- **Source material**:
--- Begin ---

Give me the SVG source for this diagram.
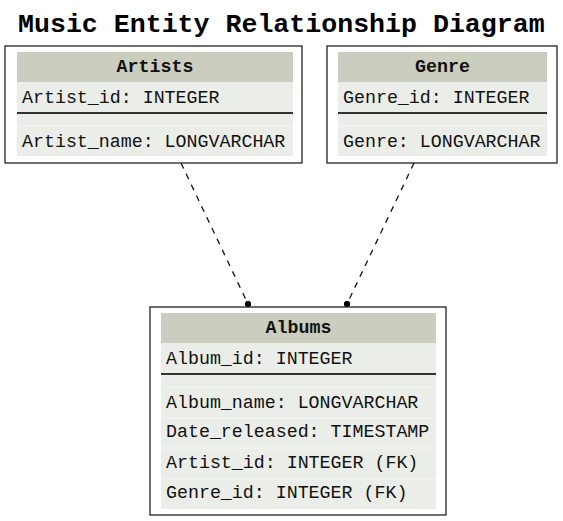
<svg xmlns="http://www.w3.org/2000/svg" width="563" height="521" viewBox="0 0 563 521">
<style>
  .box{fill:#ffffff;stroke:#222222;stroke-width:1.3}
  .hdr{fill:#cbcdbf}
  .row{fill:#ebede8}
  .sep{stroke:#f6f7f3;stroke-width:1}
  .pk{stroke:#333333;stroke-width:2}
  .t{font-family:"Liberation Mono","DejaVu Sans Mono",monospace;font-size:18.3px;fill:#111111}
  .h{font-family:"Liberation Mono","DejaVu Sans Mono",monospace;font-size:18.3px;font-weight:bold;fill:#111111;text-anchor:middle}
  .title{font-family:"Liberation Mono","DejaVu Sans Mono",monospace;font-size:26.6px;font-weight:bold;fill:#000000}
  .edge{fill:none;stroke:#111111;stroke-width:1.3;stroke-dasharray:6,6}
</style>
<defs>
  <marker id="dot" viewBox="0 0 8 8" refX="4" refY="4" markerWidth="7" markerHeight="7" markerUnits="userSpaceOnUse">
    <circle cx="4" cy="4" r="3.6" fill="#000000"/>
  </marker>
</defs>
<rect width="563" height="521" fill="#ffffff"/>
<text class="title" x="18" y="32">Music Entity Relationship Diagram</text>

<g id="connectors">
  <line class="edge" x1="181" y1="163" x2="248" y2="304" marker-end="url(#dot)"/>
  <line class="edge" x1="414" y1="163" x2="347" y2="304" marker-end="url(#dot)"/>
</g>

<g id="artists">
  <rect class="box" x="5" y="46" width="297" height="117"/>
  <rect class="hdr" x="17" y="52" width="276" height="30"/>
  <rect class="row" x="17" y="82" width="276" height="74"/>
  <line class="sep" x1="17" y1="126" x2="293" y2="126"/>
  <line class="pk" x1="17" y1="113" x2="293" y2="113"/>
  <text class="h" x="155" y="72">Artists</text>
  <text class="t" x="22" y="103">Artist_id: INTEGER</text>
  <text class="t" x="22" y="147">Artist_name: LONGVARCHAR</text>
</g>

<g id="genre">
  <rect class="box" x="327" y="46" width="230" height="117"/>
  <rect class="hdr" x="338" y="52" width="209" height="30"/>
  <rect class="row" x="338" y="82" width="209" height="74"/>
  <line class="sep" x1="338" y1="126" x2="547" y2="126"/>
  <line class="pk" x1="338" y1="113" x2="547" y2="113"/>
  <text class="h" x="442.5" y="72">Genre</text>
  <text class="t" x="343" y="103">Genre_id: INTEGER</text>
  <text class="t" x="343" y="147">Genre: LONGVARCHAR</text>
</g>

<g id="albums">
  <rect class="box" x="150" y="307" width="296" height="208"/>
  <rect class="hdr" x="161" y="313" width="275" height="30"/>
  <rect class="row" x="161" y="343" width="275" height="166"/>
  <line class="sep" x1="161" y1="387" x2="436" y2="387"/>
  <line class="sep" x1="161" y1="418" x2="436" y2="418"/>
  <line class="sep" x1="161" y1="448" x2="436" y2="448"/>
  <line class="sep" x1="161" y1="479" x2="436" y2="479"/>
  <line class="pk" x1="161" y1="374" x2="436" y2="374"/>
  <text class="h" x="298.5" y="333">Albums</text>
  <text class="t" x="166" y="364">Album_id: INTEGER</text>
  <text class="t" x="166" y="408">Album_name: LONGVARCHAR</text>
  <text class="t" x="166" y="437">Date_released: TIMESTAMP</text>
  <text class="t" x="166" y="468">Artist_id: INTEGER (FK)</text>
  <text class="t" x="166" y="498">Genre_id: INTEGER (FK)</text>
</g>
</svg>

--- End ---

Reproduce the listing exactly. Leave its pictures out.

- **Written answer**:
Give me the SVG source for this diagram.
<svg xmlns="http://www.w3.org/2000/svg" width="563" height="521" viewBox="0 0 563 521">
<style>
  .box{fill:#ffffff;stroke:#222222;stroke-width:1.3}
  .hdr{fill:#cbcdbf}
  .row{fill:#ebede8}
  .sep{stroke:#f6f7f3;stroke-width:1}
  .pk{stroke:#333333;stroke-width:2}
  .t{font-family:"Liberation Mono","DejaVu Sans Mono",monospace;font-size:18.3px;fill:#111111}
  .h{font-family:"Liberation Mono","DejaVu Sans Mono",monospace;font-size:18.3px;font-weight:bold;fill:#111111;text-anchor:middle}
  .title{font-family:"Liberation Mono","DejaVu Sans Mono",monospace;font-size:26.6px;font-weight:bold;fill:#000000}
  .edge{fill:none;stroke:#111111;stroke-width:1.3;stroke-dasharray:6,6}
</style>
<defs>
  <marker id="dot" viewBox="0 0 8 8" refX="4" refY="4" markerWidth="7" markerHeight="7" markerUnits="userSpaceOnUse">
    <circle cx="4" cy="4" r="3.6" fill="#000000"/>
  </marker>
</defs>
<rect width="563" height="521" fill="#ffffff"/>
<text class="title" x="18" y="32">Music Entity Relationship Diagram</text>

<g id="connectors">
  <line class="edge" x1="181" y1="163" x2="248" y2="304" marker-end="url(#dot)"/>
  <line class="edge" x1="414" y1="163" x2="347" y2="304" marker-end="url(#dot)"/>
</g>

<g id="artists">
  <rect class="box" x="5" y="46" width="297" height="117"/>
  <rect class="hdr" x="17" y="52" width="276" height="30"/>
  <rect class="row" x="17" y="82" width="276" height="74"/>
  <line class="sep" x1="17" y1="126" x2="293" y2="126"/>
  <line class="pk" x1="17" y1="113" x2="293" y2="113"/>
  <text class="h" x="155" y="72">Artists</text>
  <text class="t" x="22" y="103">Artist_id: INTEGER</text>
  <text class="t" x="22" y="147">Artist_name: LONGVARCHAR</text>
</g>

<g id="genre">
  <rect class="box" x="327" y="46" width="230" height="117"/>
  <rect class="hdr" x="338" y="52" width="209" height="30"/>
  <rect class="row" x="338" y="82" width="209" height="74"/>
  <line class="sep" x1="338" y1="126" x2="547" y2="126"/>
  <line class="pk" x1="338" y1="113" x2="547" y2="113"/>
  <text class="h" x="442.5" y="72">Genre</text>
  <text class="t" x="343" y="103">Genre_id: INTEGER</text>
  <text class="t" x="343" y="147">Genre: LONGVARCHAR</text>
</g>

<g id="albums">
  <rect class="box" x="150" y="307" width="296" height="208"/>
  <rect class="hdr" x="161" y="313" width="275" height="30"/>
  <rect class="row" x="161" y="343" width="275" height="166"/>
  <line class="sep" x1="161" y1="387" x2="436" y2="387"/>
  <line class="sep" x1="161" y1="418" x2="436" y2="418"/>
  <line class="sep" x1="161" y1="448" x2="436" y2="448"/>
  <line class="sep" x1="161" y1="479" x2="436" y2="479"/>
  <line class="pk" x1="161" y1="374" x2="436" y2="374"/>
  <text class="h" x="298.5" y="333">Albums</text>
  <text class="t" x="166" y="364">Album_id: INTEGER</text>
  <text class="t" x="166" y="408">Album_name: LONGVARCHAR</text>
  <text class="t" x="166" y="437">Date_released: TIMESTAMP</text>
  <text class="t" x="166" y="468">Artist_id: INTEGER (FK)</text>
  <text class="t" x="166" y="498">Genre_id: INTEGER (FK)</text>
</g>
</svg>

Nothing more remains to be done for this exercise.